**GIVEN MATERIAL**
— Start —
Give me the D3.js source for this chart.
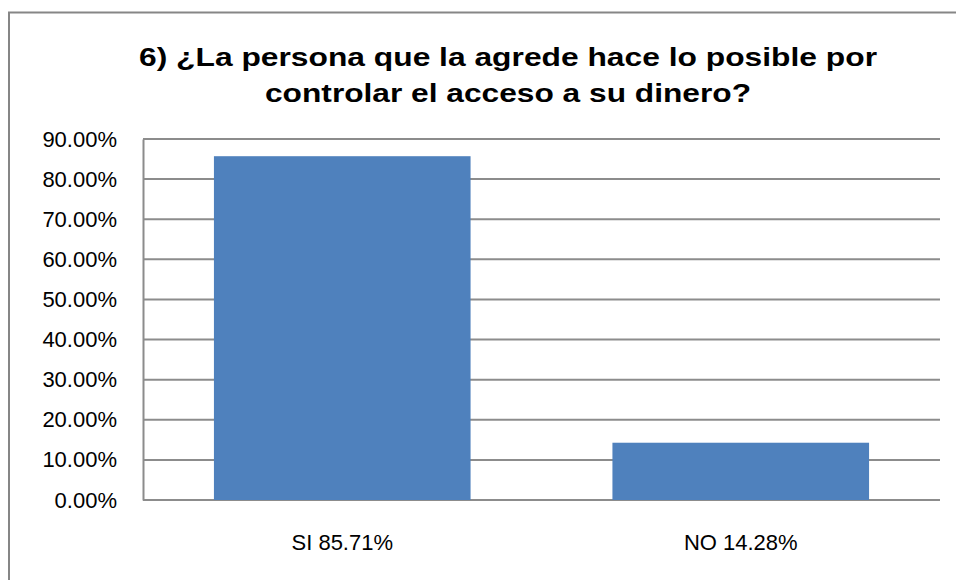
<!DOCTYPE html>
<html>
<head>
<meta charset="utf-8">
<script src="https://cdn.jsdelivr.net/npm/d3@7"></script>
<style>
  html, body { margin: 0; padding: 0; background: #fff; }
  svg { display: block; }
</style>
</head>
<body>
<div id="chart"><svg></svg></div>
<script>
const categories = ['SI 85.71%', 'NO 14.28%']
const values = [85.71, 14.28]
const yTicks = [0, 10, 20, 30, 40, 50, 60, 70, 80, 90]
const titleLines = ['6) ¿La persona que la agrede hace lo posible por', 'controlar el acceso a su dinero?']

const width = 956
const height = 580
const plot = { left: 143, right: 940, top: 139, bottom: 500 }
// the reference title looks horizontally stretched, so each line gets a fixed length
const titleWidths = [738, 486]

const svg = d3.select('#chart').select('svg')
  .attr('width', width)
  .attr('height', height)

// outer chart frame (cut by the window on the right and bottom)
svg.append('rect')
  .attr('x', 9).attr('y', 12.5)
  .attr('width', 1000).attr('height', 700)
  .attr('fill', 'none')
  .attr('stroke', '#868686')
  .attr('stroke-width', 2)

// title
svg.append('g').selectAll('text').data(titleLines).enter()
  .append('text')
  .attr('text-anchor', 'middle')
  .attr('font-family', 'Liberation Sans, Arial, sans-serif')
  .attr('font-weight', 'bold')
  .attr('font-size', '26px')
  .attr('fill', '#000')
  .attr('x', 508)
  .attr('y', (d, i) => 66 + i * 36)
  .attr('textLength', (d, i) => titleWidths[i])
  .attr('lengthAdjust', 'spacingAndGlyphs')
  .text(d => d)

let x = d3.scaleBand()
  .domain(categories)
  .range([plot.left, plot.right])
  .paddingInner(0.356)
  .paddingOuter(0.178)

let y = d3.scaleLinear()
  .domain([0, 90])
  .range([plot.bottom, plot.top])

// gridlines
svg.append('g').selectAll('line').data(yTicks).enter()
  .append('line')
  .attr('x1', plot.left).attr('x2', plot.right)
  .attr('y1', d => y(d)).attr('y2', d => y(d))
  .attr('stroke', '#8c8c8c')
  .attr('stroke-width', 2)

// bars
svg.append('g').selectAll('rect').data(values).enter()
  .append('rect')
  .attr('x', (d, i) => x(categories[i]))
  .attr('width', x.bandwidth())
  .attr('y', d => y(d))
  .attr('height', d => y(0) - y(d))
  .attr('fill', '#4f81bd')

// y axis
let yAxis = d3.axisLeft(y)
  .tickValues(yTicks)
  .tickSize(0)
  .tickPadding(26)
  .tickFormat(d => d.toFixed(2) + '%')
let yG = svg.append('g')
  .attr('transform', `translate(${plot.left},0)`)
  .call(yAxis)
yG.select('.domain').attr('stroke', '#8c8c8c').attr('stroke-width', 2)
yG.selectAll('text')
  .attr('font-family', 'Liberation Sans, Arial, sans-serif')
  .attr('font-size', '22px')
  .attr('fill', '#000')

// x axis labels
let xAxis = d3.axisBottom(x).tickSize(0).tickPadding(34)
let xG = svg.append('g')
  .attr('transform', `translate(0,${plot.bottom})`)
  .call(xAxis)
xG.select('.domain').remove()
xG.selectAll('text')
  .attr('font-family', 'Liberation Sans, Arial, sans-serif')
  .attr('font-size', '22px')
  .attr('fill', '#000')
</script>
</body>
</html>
— End —
**STATED GOAL**
With the pictures left out, restate word for word every line of the data above, from the first down to the line that contains "const titleLines = ['6)".

**ANSWER TO THE PROBLEM**
Give me the D3.js source for this chart.
<!DOCTYPE html>
<html>
<head>
<meta charset="utf-8">
<script src="https://cdn.jsdelivr.net/npm/d3@7"></script>
<style>
  html, body { margin: 0; padding: 0; background: #fff; }
  svg { display: block; }
</style>
</head>
<body>
<div id="chart"><svg></svg></div>
<script>
const categories = ['SI 85.71%', 'NO 14.28%']
const values = [85.71, 14.28]
const yTicks = [0, 10, 20, 30, 40, 50, 60, 70, 80, 90]
const titleLines = ['6) ¿La persona que la agrede hace lo posible por', 'controlar el acceso a su dinero?']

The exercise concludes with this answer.